Though Superman appears briefly just out of frame in one scene, and as a blurry photo in another, the show never mentions him by name, always referring to him as “he” or “your cousin.” Whether that's editorial fiat from DC Comics, or the creative team's own choice to emphasize that this is Supergirl's story, it ultimately becomes more distracting than if people were allowed to actually say the name now and then.
But if that decision seems more trouble than it's worth, the “Supergirl” pilot is smart in tackling other parts of the mythology, starting with the heroine's own name. In this version, Cat Grant coins it, and Adler gives Flockhart – who, a generation ago, was a very different kind of female icon as Ally McBeal – a sharp monologue about why the word “girl” shouldn't be a pejorative:
“What do you think is so bad about 'girl'? I'm a girl, and your boss, and powerful, and rich, and hot, and smart. So if you perceive 'Supergirl' as anything less than excellent, isn't the real problem you?”

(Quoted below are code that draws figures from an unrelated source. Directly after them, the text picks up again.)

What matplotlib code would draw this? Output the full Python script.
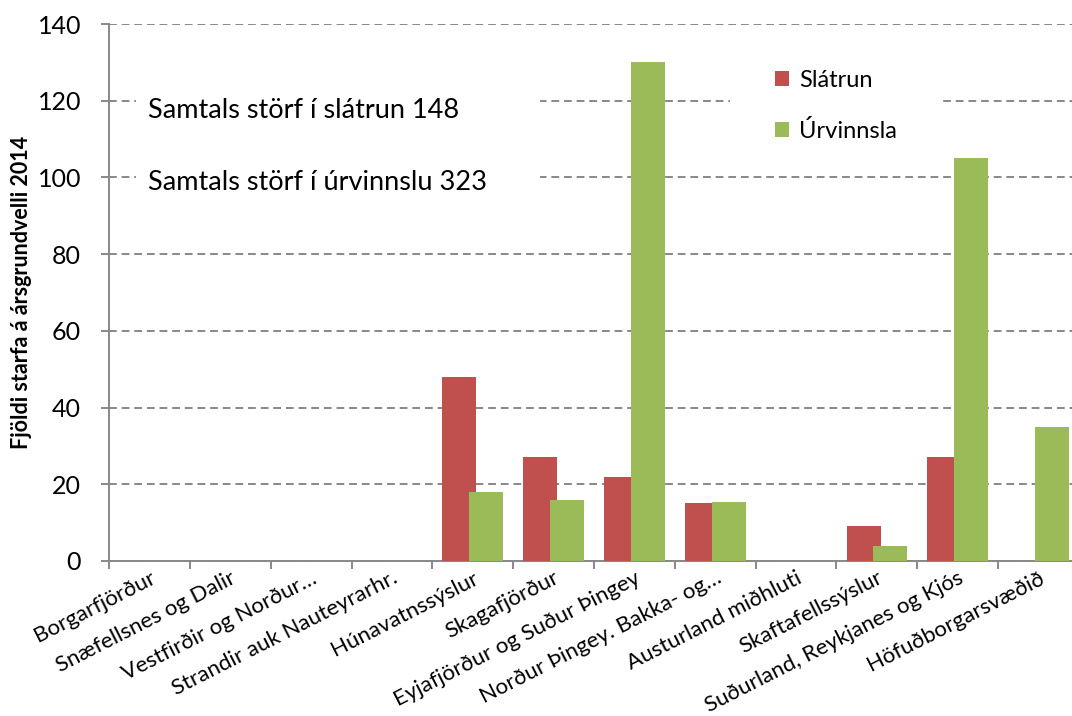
import numpy as np
import matplotlib.pyplot as plt
from matplotlib.patches import Rectangle

plt.rcParams['font.family'] = ['Lato', 'DejaVu Sans']

svaedi = ['Borgarfjörður', 'Snæfellsnes og Dalir', 'Vestfirðir og Norður…',
          'Strandir auk Nauteyrarhr.', 'Húnavatnssýslur', 'Skagafjörður',
          'Eyjafjörður og Suður Þingey', 'Norður Þingey. Bakka- og…',
          'Austurland miðhluti', 'Skaftafellssýslur',
          'Suðurland, Reykjanes og Kjós', 'Höfuðborgarsvæðið']
slatrun = [0, 0, 0, 0, 48, 27, 22, 15, 0, 9, 27, 0]
urvinnsla = [0, 0, 0, 0, 18, 16, 130, 15.4, 0, 4, 105, 35]

rautt = '#C0504D'
graent = '#9BBB59'
grar = '#888888'

fig = plt.figure(figsize=(10.72, 7.16), dpi=100)
# the plot area runs a little past the right edge of the picture, as in the original
ax = fig.add_axes([109/1072, 1 - 561/716, 970/1072, 537/716])

x = np.arange(len(svaedi))
w = 0.42
ax.bar(x - 0.165, slatrun, w, color=rautt, zorder=3, label='Slátrun')
ax.bar(x + 0.165, urvinnsla, w, color=graent, zorder=3, label='Úrvinnsla')

ax.set_xlim(-0.5, len(svaedi) - 0.5)
ax.set_ylim(0, 140)
ax.set_yticks(range(0, 141, 20))
ax.yaxis.grid(True, color=grar, linewidth=1.4, linestyle=(0, (4, 2.5)), zorder=0)
ax.set_axisbelow(True)

for s in ['top', 'right']:
    ax.spines[s].set_visible(False)
for s in ['left', 'bottom']:
    ax.spines[s].set_color(grar)
    ax.spines[s].set_linewidth(1.4)

ax.set_xticks(x)
ax.set_xticklabels(svaedi, rotation=27, ha='right', rotation_mode='anchor', fontsize=16)
ax.set_xticks(np.arange(len(svaedi) + 1) - 0.5, minor=True)
ax.tick_params(axis='x', which='major', length=0, pad=5)
ax.tick_params(axis='x', which='minor', length=6, width=1.4, color=grar)
ax.tick_params(axis='y', length=6, width=1.4, color=grar, labelsize=18, pad=14)

ax.set_ylabel('Fjöldi starfa á ársgrundvelli 2014', fontsize=15.5, fontweight='bold')
ax.yaxis.label.set_verticalalignment('center')
ax.yaxis.set_label_coords(-0.0905, 0.5)

# white boxes that hide the grid behind the texts
ax.add_patch(Rectangle((0.028, 0.626), 0.416, 0.344, transform=ax.transAxes,
                       facecolor='white', edgecolor='none', zorder=2))
ax.add_patch(Rectangle((0.640, 0.75), 0.22, 0.17, transform=ax.transAxes,
                       facecolor='white', edgecolor='none', zorder=2))

ax.text(148/1072, 1 - 110/716, 'Samtals störf í slátrun 148', transform=fig.transFigure,
        fontsize=19.5, va='center', ha='left', zorder=4)
ax.text(148/1072, 1 - 183/716, 'Samtals störf í úrvinnslu 323', transform=fig.transFigure,
        fontsize=19.5, va='center', ha='left', zorder=4)

leg = ax.legend(loc='upper left', bbox_to_anchor=(754/1072, 1 - 49/716),
                bbox_transform=fig.transFigure, frameon=False, fontsize=17,
                handlelength=0.6, handleheight=0.6, handletextpad=0.4,
                labelspacing=1.22)
leg.set_zorder(5)

fig.savefig('out.png', dpi=100)
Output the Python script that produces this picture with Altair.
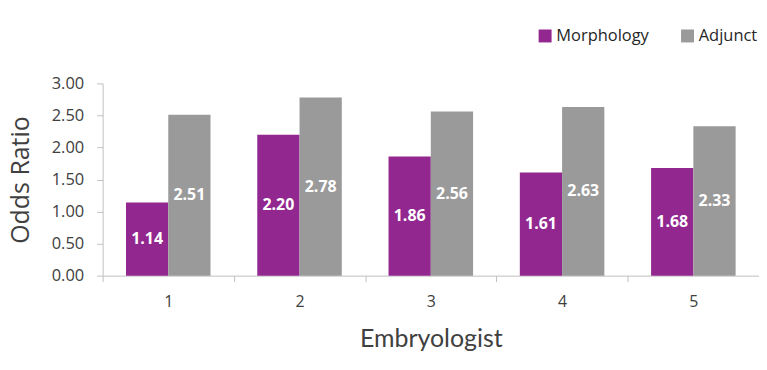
import altair as alt
import pandas as pd

embryologists = ["1", "2", "3", "4", "5"]
morphology = [1.14, 2.20, 1.86, 1.61, 1.68]
adjunct = [2.51, 2.78, 2.56, 2.63, 2.33]
series = ["Morphology", "Adjunct"]
colors = ["#92278F", "#9A9A9A"]

rows = []
for i, e in enumerate(embryologists):
    rows.append({"Embryologist": e, "Series": "Morphology", "Value": morphology[i]})
    rows.append({"Embryologist": e, "Series": "Adjunct", "Value": adjunct[i]})
df = pd.DataFrame(rows)

FONT = "Open Sans"

x = alt.X("Embryologist:N", sort=embryologists,
          scale=alt.Scale(paddingInner=0, paddingOuter=0),
          axis=alt.Axis(title="Embryologist", labelAngle=0, tickBand="extent",
                        labelFont=FONT, labelFontSize=16, labelColor="#404040",
                        labelPadding=12, tickSize=6, tickColor="#BFBFBF",
                        domainColor="#BFBFBF", titleFont="Lato", titleFontSize=25,
                        titleFontWeight="normal", titleColor="#404040", titlePadding=17,
                        grid=False, labelOverlap=False))
xo = alt.XOffset("Series:N", sort=series,
                 scale=alt.Scale(domain=series, paddingInner=0, paddingOuter=0.553))

y_scale = alt.Scale(domain=[0, 3], nice=False)
y_axis = alt.Axis(title="Odds Ratio", format=".2f", values=[0, 0.5, 1, 1.5, 2, 2.5, 3],
                  labelOverlap=False,
                  labelFont=FONT, labelFontSize=16.5, labelColor="#404040",
                  labelPadding=13, tickSize=6, tickColor="#BFBFBF",
                  domainColor="#BFBFBF", grid=False, titleFont=FONT,
                  titleFontSize=25, titleFontWeight="normal", titleColor="#404040",
                  titlePadding=18)

base = alt.Chart(df).encode(x=x, xOffset=xo)

bars = base.mark_bar().encode(
    y=alt.Y("Value:Q", scale=y_scale, axis=y_axis),
    color=alt.Color("Series:N", sort=series,
                    scale=alt.Scale(domain=series, range=colors),
                    legend=alt.Legend(title=None, orient="none", direction="horizontal",
                                      legendX=436, legendY=-56, symbolType="square",
                                      symbolSize=169, symbolStrokeWidth=0, symbolOpacity=1,
                                      labelFont=FONT, labelFontSize=16.5, labelColor="#262626",
                                      columnPadding=30, labelOffset=3)),
)

labels = base.mark_text(font=FONT, fontSize=16, fontWeight="bold", color="white",
                        baseline="middle").transform_calculate(
    mid="datum.Value / 2"
).encode(
    y=alt.Y("mid:Q", scale=y_scale, axis=y_axis),
    text=alt.Text("Value:Q", format=".2f"),
)

chart = alt.layer(bars, labels).properties(
    width=659, height=193,
    background="white",
    autosize=alt.AutoSizeParams(type="none"),
    padding={"left": 95, "top": 75, "right": 0, "bottom": 86},
).configure_view(stroke=None)

chart.save("out.html", embed_options={"renderer": "svg", "actions": False})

The pilot doesn't try to hide its aspirations – at one point, a truck stop waitress observes, “Can you believe it? A female hero. Nice for my daughter to have someone to look up to.” – and mostly finds a happy medium between being a show little girls can watch and one adults will find thrilling. The alien villains lean more towards the latter, but while they might be intense for young kids, the show's not ultra-violent and for now, at least, there are only the vaguest intimations of a love triangle involving Kara, Winn, and Mehcad Brooks as an older, handsomer, more confident version of Jimmy Olsen who prefers to go by James these days. The tone isn't the bleak, grey one of Zack Snyder's superhero movies, but something lighter and more closely resembling the classic Richard Donner Superman films, which is a good match of style and character.
By the time of the climactic fight with Vartox (who unfortunately has updated his wardrobe from his '70s comic book introduction), the show is really hammering home its themes of underestimation, where Supergirl's new military liaison Hank Henshaw (David Harewood) suggests she's not strong enough to win, prompting Alex to ask, “Why? Because she's just a girl?” But Benoist is appealing enough, and the action sequences impressive enough, that the show gets away with the lack of subtlety. It's a competent superhero show made by people who've been doing this a while (even though Adler's new to the DC TV universe, she wrote for “Chuck” and co-created “No Ordinary Family” with Berlanti) and have gotten better at it with each new stage of things.
Besides, subtlety seems a bit besides the point when you wear a red cape and a blue costume with a giant S on your chest – whether you're Superman or this winning version of Supergirl.